Alcohol and Xanax is a Dangerous Combination

It is easy to encounter both of these substances because they are legal and readily available. Granted, Alprazolam, known as Xanax among other names,  needs to be prescribed by your doctor but it is still fairly easy to obtain if you go to any doctor. You can even find it on the street or from friends and family members because it is commonly prescribed. Alcohol is even more readily available and completely legal. Most adults are even expected to drink – it is out of the norm if they do not. Because these two substances are so commonplace, you may not realize just how dangerous mixing the two really is. Even separate, when taken in excess the consequences can be deadly.
Both alcohol and Xanax are processed by the liver using the same enzymes. Because they need to go through the same process, it takes the body longer to get rid of them, meaning they have time to build up and easily lead to overdose. Xanax is classified as a benzodiazepine, commonly referred to as a “benzo”. It controls seizure activity, reduces anxiety and depression, and helps with insomnia. It is fast acting and had an immediate impact an on the central nervous system. It absolutely should never be taken with alcohol or any other drug that can depress the central nervous system too, because it is easy for your body to become overwhelmed.

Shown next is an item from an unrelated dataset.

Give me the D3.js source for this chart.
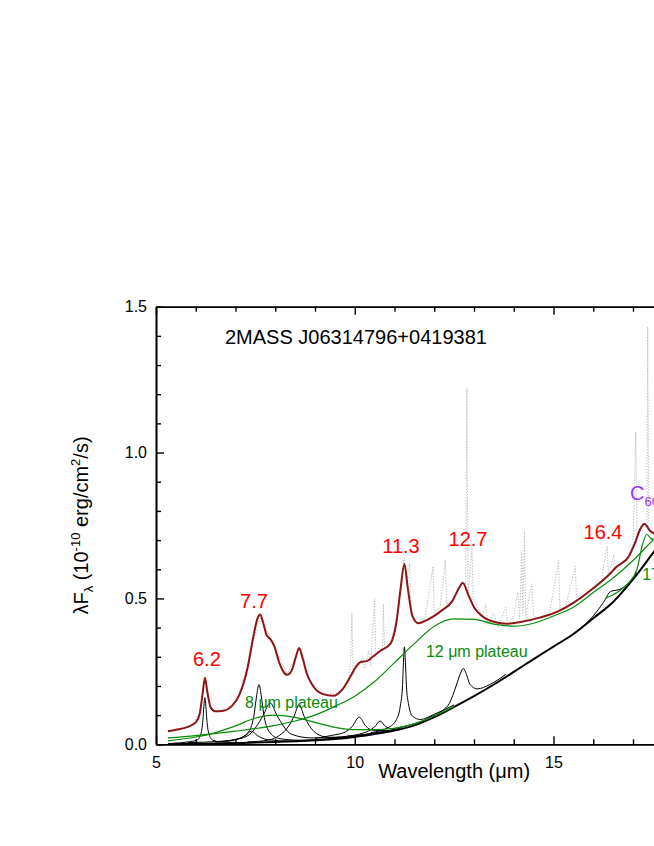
<!DOCTYPE html>
<html>
<head>
<meta charset="utf-8">
<script src="https://cdn.jsdelivr.net/npm/d3@7"></script>
<style>
body { margin: 0; background: #fff; }
svg { display: block; font-family: "Liberation Sans", Arial, sans-serif; }
</style>
</head>
<body>
<svg id="chart" width="654" height="846"></svg>
<script>
// axis ticks
var xMajor = [5, 10, 15];
var xMinor = [6, 7, 8, 9, 11, 12, 13, 14, 16, 17, 18, 19];
var yMajor = [0, 0.5, 1.0, 1.5];
var yMinor = [0.1, 0.2, 0.3, 0.4, 0.6, 0.7, 0.8, 0.9, 1.1, 1.2, 1.3, 1.4];

// observed spectrum (grey dotted), [wavelength, flux]
var observed = [[5.3,0.045],[5.6,0.052],[5.9,0.065],[6.1,0.11],[6.23,0.23],[6.35,0.15],[6.6,0.115],[7.0,0.14],
  [7.3,0.26],[7.6,0.44],[7.9,0.36],[8.3,0.24],[8.6,0.33],[8.9,0.21],[9.3,0.17],[9.6,0.18],[9.85,0.2],[9.9,0.3],
  [9.93,0.45],[9.96,0.24],[10.1,0.27],[10.2,0.3],[10.25,0.26],[10.35,0.32],[10.4,0.27],[10.5,0.5],[10.53,0.3],
  [10.6,0.33],[10.7,0.32],[10.72,0.48],[10.75,0.33],[10.9,0.35],[11.0,0.4],[11.1,0.47],[11.2,0.6],[11.25,0.64],
  [11.3,0.55],[11.38,0.62],[11.42,0.44],[11.6,0.41],[11.7,0.43],[11.75,0.42],[11.97,0.61],[12.0,0.45],[12.15,0.47],
  [12.28,0.63],[12.31,0.48],[12.5,0.5],[12.7,0.56],[12.79,0.55],[12.82,1.22],[12.85,0.52],[12.95,0.67],[12.98,0.5],
  [13.2,0.44],[13.3,0.48],[13.35,0.41],[13.5,0.45],[13.6,0.4],[13.8,0.47],[13.85,0.41],[14.0,0.44],[14.1,0.52],
  [14.15,0.43],[14.2,0.66],[14.23,0.45],[14.27,0.73],[14.3,0.44],[14.45,0.55],[14.5,0.44],[14.7,0.43],[14.9,0.45],
  [15.13,0.63],[15.16,0.46],[15.3,0.47],[15.55,0.61],[15.58,0.49],[15.8,0.51],[16.0,0.54],[16.2,0.56],[16.35,0.68],
  [16.38,0.58],[16.52,0.65],[16.55,0.6],[16.8,0.63],[17.0,0.68],[17.07,1.07],[17.1,0.72],[17.25,0.76],[17.35,0.74],
  [17.37,1.43],[17.4,0.74],[17.6,0.72],[17.8,0.72]];

// total fit (dark red)
var totalFit = [[5.3,0.045],[5.5,0.05],[5.8,0.06],[6.0,0.075],[6.1,0.105],[6.17,0.17],[6.23,0.228],[6.29,0.18],
  [6.38,0.125],[6.5,0.113],[6.7,0.115],[6.9,0.13],[7.1,0.17],[7.3,0.26],[7.45,0.37],[7.55,0.43],[7.62,0.445],
  [7.7,0.415],[7.78,0.375],[7.88,0.36],[7.98,0.335],[8.1,0.28],[8.2,0.25],[8.3,0.238],[8.42,0.255],[8.52,0.3],
  [8.6,0.33],[8.68,0.3],[8.8,0.24],[8.95,0.2],[9.2,0.172],[9.46,0.166],[9.7,0.19],[9.9,0.235],[10.05,0.27],
  [10.15,0.282],[10.3,0.285],[10.45,0.3],[10.64,0.32],[10.9,0.345],[11.05,0.42],[11.15,0.53],[11.25,0.618],
  [11.33,0.54],[11.45,0.44],[11.6,0.415],[11.8,0.425],[12.0,0.44],[12.2,0.46],[12.45,0.49],[12.6,0.53],
  [12.72,0.553],[12.85,0.515],[13.0,0.47],[13.2,0.44],[13.5,0.42],[13.83,0.413],[14.2,0.42],[14.67,0.435],
  [15.1,0.455],[15.5,0.485],[16.0,0.535],[16.35,0.575],[16.6,0.61],[16.9,0.645],[17.05,0.69],[17.19,0.74],
  [17.29,0.755],[17.44,0.73],[17.6,0.72],[17.8,0.73]];

// dust continuum (black, thick)
var continuum = [[5.3,0.001],[6,0.002],[7,0.004],[8,0.008],[9,0.014],[9.5,0.018],[10,0.025],[10.5,0.035],
  [11,0.047],[11.5,0.065],[12,0.093],[12.5,0.128],[13,0.165],[13.5,0.205],[14,0.248],[14.5,0.292],[15,0.335],
  [15.5,0.378],[16,0.432],[16.5,0.488],[17,0.565],[17.5,0.655],[18,0.745]];

// plateau components (green)
var plateau8 = [[5.3,0.012],[6,0.025],[6.5,0.04],[7,0.063],[7.5,0.09],[7.95,0.1],[8.5,0.092],[9,0.075],
  [9.5,0.058],[10,0.05],[10.5,0.05],[11,0.055],[11.5,0.07],[12,0.097],[12.5,0.13]];
var plateau12 = [[5.3,0.022],[6,0.03],[7,0.045],[8,0.065],[8.5,0.08],[9,0.1],[9.5,0.13],[10,0.165],[10.5,0.215],
  [11,0.28],[11.5,0.345],[12,0.405],[12.5,0.43],[13,0.428],[13.5,0.412],[14,0.405],[14.5,0.415],[15,0.44],
  [15.5,0.47],[16,0.52],[16.5,0.57],[17,0.63],[17.5,0.7],[18,0.77]];
var band174 = [[16.3,0.5],[16.6,0.52],[16.9,0.555],[17.1,0.6],[17.25,0.69],[17.35,0.72],[17.45,0.705],
  [17.6,0.7],[17.8,0.73]];

// PAH features (black thin)
var pah62 = [[5.4,0.003],[5.8,0.008],[6.03,0.014],[6.13,0.036],[6.18,0.083],[6.205,0.13],[6.23,0.16],
  [6.255,0.13],[6.28,0.083],[6.33,0.036],[6.43,0.014],[6.65,0.008],[7.2,0.006]];
var pah74 = [[6.5,0.008],[7.0,0.016],[7.25,0.03],[7.4,0.045],[7.55,0.03],[7.8,0.016],[8.4,0.011],[9.5,0.019]];
var pah76 = [[5.8,0.006],[6.6,0.01],[7.09,0.02],[7.34,0.045],[7.47,0.104],[7.53,0.165],[7.59,0.205],
  [7.65,0.165],[7.71,0.104],[7.84,0.045],[8.09,0.02],[8.6,0.014],[9.5,0.021],[11,0.05]];
var pah79 = [[6.5,0.008],[7.0,0.016],[7.35,0.033],[7.52,0.06],[7.7,0.1],[7.87,0.142],[8.04,0.1],[8.22,0.06],
  [8.4,0.035],[8.9,0.022],[9.7,0.024],[10.5,0.038]];
var pah86 = [[7.3,0.008],[7.85,0.015],[8.1,0.03],[8.35,0.065],[8.47,0.095],[8.6,0.136],[8.73,0.095],
  [8.85,0.065],[9.1,0.032],[9.35,0.024],[10.0,0.03],[11,0.05]];
var pah101 = [[9.0,0.02],[9.4,0.03],[9.76,0.042],[9.94,0.062],[10.11,0.093],[10.28,0.062],[10.46,0.048],
  [10.8,0.047],[11.2,0.058]];
var pah106 = [[9.8,0.028],[10.2,0.038],[10.35,0.046],[10.5,0.06],[10.64,0.08],[10.78,0.06],[10.93,0.054],
  [11.3,0.063],[11.8,0.085]];
var pah113 = [[10.4,0.04],[10.85,0.058],[11.05,0.085],[11.15,0.135],[11.2,0.196],[11.225,0.28],[11.25,0.334],
  [11.275,0.28],[11.3,0.2],[11.35,0.14],[11.45,0.097],[11.65,0.085],[12.0,0.103],[12.5,0.135]];
var pah127 = [[11.8,0.09],[12.2,0.115],[12.38,0.14],[12.55,0.2],[12.65,0.24],[12.73,0.26],[12.81,0.24],
  [12.9,0.205],[13.08,0.19],[13.4,0.205],[13.8,0.24]];
var pah164 = [[15.7,0.4],[16.0,0.44],[16.25,0.485],[16.45,0.525],[16.65,0.53],[16.85,0.548],[17.1,0.59]];

// annotations: [text, wavelength, flux]
var bandLabels = [["6.2", 6.28, 0.27], ["7.7", 7.465, 0.467], ["11.3", 11.164, 0.656],
  ["12.7", 12.849, 0.68], ["16.4", 16.245, 0.704]];
var plateauLabels = [["8 \u03bcm plateau", 7.24, 0.124], ["12 \u03bcm plateau", 11.79, 0.299], ["17.4", 17.23, 0.563]];
var objectName = ["2MASS J06314796+0419381", 6.736, 1.372];
var c60Label = [16.925, 0.838];

var svg = d3.select('#chart');

var x = d3.scaleLinear().domain([5, 20]).range([156, 752.25]);
var y = d3.scaleLinear().domain([0, 1.5]).range([744.3, 306.7]);

var line = d3.line()
  .x(function(d) { return x(d[0]); })
  .y(function(d) { return y(d[1]); })
  .curve(d3.curveMonotoneX);

var plot = svg.append('g');

plot.append('path')
  .attr('d', d3.line().x(function(d) { return x(d[0]); }).y(function(d) { return y(d[1]); })(observed))
  .style('fill', 'none')
  .style('stroke', '#b8b8b8')
  .style('stroke-width', 1)
  .style('stroke-dasharray', '1.2,1.6');

[pah62, pah74, pah76, pah79, pah86, pah101, pah106, pah113, pah127, pah164].forEach(function(s) {
  plot.append('path')
    .attr('d', line(s))
    .style('fill', 'none')
    .style('stroke', '#000')
    .style('stroke-width', 1);
});

plot.append('path')
  .attr('d', line(continuum))
  .style('fill', 'none')
  .style('stroke', '#000')
  .style('stroke-width', 2);

[plateau8, plateau12, band174].forEach(function(s) {
  plot.append('path')
    .attr('d', line(s))
    .style('fill', 'none')
    .style('stroke', '#0a8a0a')
    .style('stroke-width', 1.2);
});

plot.append('path')
  .attr('d', line(totalFit))
  .style('fill', 'none')
  .style('stroke', '#8c1616')
  .style('stroke-width', 2);

// axes, ticks inward
function styleAxis(g) {
  g.select('.domain').style('stroke-width', 1.6);
  g.selectAll('.tick line').style('stroke-width', 1.4);
  g.selectAll('.tick text').style('font-family', '"Liberation Sans", Arial, sans-serif').style('font-size', '16px').style('fill', '#000');
}

svg.append('g')
  .attr('transform', 'translate(0,' + y(0) + ')')
  .call(d3.axisBottom(x).tickValues(xMajor).tickFormat(d3.format('d')).tickSize(-8).tickSizeOuter(0).tickPadding(12))
  .call(styleAxis);
svg.append('g')
  .attr('transform', 'translate(0,' + y(0) + ')')
  .call(d3.axisBottom(x).tickValues(xMinor).tickFormat('').tickSize(-5).tickSizeOuter(0))
  .call(styleAxis);
svg.append('g')
  .attr('transform', 'translate(0,' + y(1.5) + ')')
  .call(d3.axisTop(x).tickValues(xMajor).tickFormat('').tickSize(-8).tickSizeOuter(0))
  .call(styleAxis);
svg.append('g')
  .attr('transform', 'translate(0,' + y(1.5) + ')')
  .call(d3.axisTop(x).tickValues(xMinor).tickFormat('').tickSize(-5).tickSizeOuter(0))
  .call(styleAxis);
svg.append('g')
  .attr('transform', 'translate(' + x(5) + ',0)')
  .call(d3.axisLeft(y).tickValues(yMajor).tickFormat(d3.format('.1f')).tickSize(-8).tickSizeOuter(0).tickPadding(9))
  .call(styleAxis);
svg.append('g')
  .attr('transform', 'translate(' + x(5) + ',0)')
  .call(d3.axisLeft(y).tickValues(yMinor).tickFormat('').tickSize(-5).tickSizeOuter(0))
  .call(styleAxis);
svg.append('g')
  .attr('transform', 'translate(' + x(20) + ',0)')
  .call(d3.axisRight(y).tickValues(yMajor).tickFormat('').tickSize(-8).tickSizeOuter(0))
  .call(styleAxis);

// axis titles
svg.append('text')
  .attr('x', (x(5) + x(20)) / 2)
  .attr('y', 778)
  .attr('text-anchor', 'middle')
  .style('font-size', '20px')
  .text('Wavelength (\u03bcm)');

var yt = svg.append('text')
  .attr('transform', 'translate(88,' + (y(0) + y(1.5)) / 2 + ') rotate(-90)')
  .attr('text-anchor', 'middle')
  .style('font-size', '20px');
yt.append('tspan').text('\u03bbF');
yt.append('tspan').attr('dy', 5).style('font-size', '13px').text('\u03bb');
yt.append('tspan').attr('dy', -5).text(' (10');
yt.append('tspan').attr('dy', -8).style('font-size', '13px').text('-10');
yt.append('tspan').attr('dy', 8).text(' erg/cm');
yt.append('tspan').attr('dy', -8).style('font-size', '13px').text('2');
yt.append('tspan').attr('dy', 8).text('/s)');

// annotations
svg.append('text')
  .attr('x', x(objectName[1]))
  .attr('y', y(objectName[2]))
  .style('font-size', '20px')
  .text(objectName[0]);

svg.selectAll('.band-label')
  .data(bandLabels)
  .enter()
  .append('text')
  .attr('x', function(d) { return x(d[1]); })
  .attr('y', function(d) { return y(d[2]); })
  .attr('text-anchor', 'middle')
  .style('font-size', '20px')
  .style('fill', '#ff0000')
  .text(function(d) { return d[0]; });

svg.selectAll('.plateau-label')
  .data(plateauLabels)
  .enter()
  .append('text')
  .attr('x', function(d) { return x(d[1]); })
  .attr('y', function(d) { return y(d[2]); })
  .style('font-size', '16px')
  .style('fill', '#0a8a0a')
  .text(function(d) { return d[0]; });

var c60 = svg.append('text')
  .attr('x', x(c60Label[0]))
  .attr('y', y(c60Label[1]))
  .style('font-size', '20px')
  .style('fill', '#9933ff');
c60.append('tspan').text('C');
c60.append('tspan').attr('dy', 6).style('font-size', '13px').text('60');
</script>
</body>
</html>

The Danger of Mixing Alcohol and Xanax
The Dangers of Mixing Alcohol and Xanax 1

Warning labels on Xanax prescription bottles are there for a reason, although an unfortunate number of people ignore them. Others mention Alprazolam vs. Xanax meaning there is a difference in which there is not. Alprazolam is the clinical name and Xanax is the brand name.  It is important to know that combining drugs can lead to life-threatening consequences. Alcohol and Xanax both exaggerate each other’s effect on one another. So, by drinking, you are making the Xanax stronger, and also making the alcohol stronger. It is incredibly dangerous to drive, and you can even have accidents like trips and falls because your motor skills will be severely compromised. It is also easy to become unconscious. It may seem like you are just falling asleep, but with the two substances in your system, you can easily stop breathing. It can also lead to severe cardiac problems and death.
Abusing Xanax and alcohol together long term can produce irreversible effects that you’ll have problems with for the rest of your life. You can experience major problems with depression and anxiety, insomnia, issues with your memory and thinking clearly. Addiction is a very real threat because both substances are highly addictive, and difficult and dangerous to quit cold turkey.
Alcohol and Xanax are two of the only substances known to cause Delirium Tremens when they are stopped abruptly. It is essential to withdraw from these substances in a medically supervised environment so that precautions can be taken to avoid a medical emergency. Quitting cold turkey on your own can easily lead to seizures, hallucination, anxiety and agitation, insomnia, cold sweats, nightmares, and in extreme cases coma and death.
Alcohol and Xanax addiction isn’t to be taken lightly, even though they are two substances that are commonly found in household everywhere. Never mix the two together with each other or anything else. If you do think you may be addicted to one or both, get help as soon as possible. The earlier you get help for your addiction, the easier detox will be. With treatment, you can get through your withdrawal symptoms without a problem and go on to lead a happy and healthy life.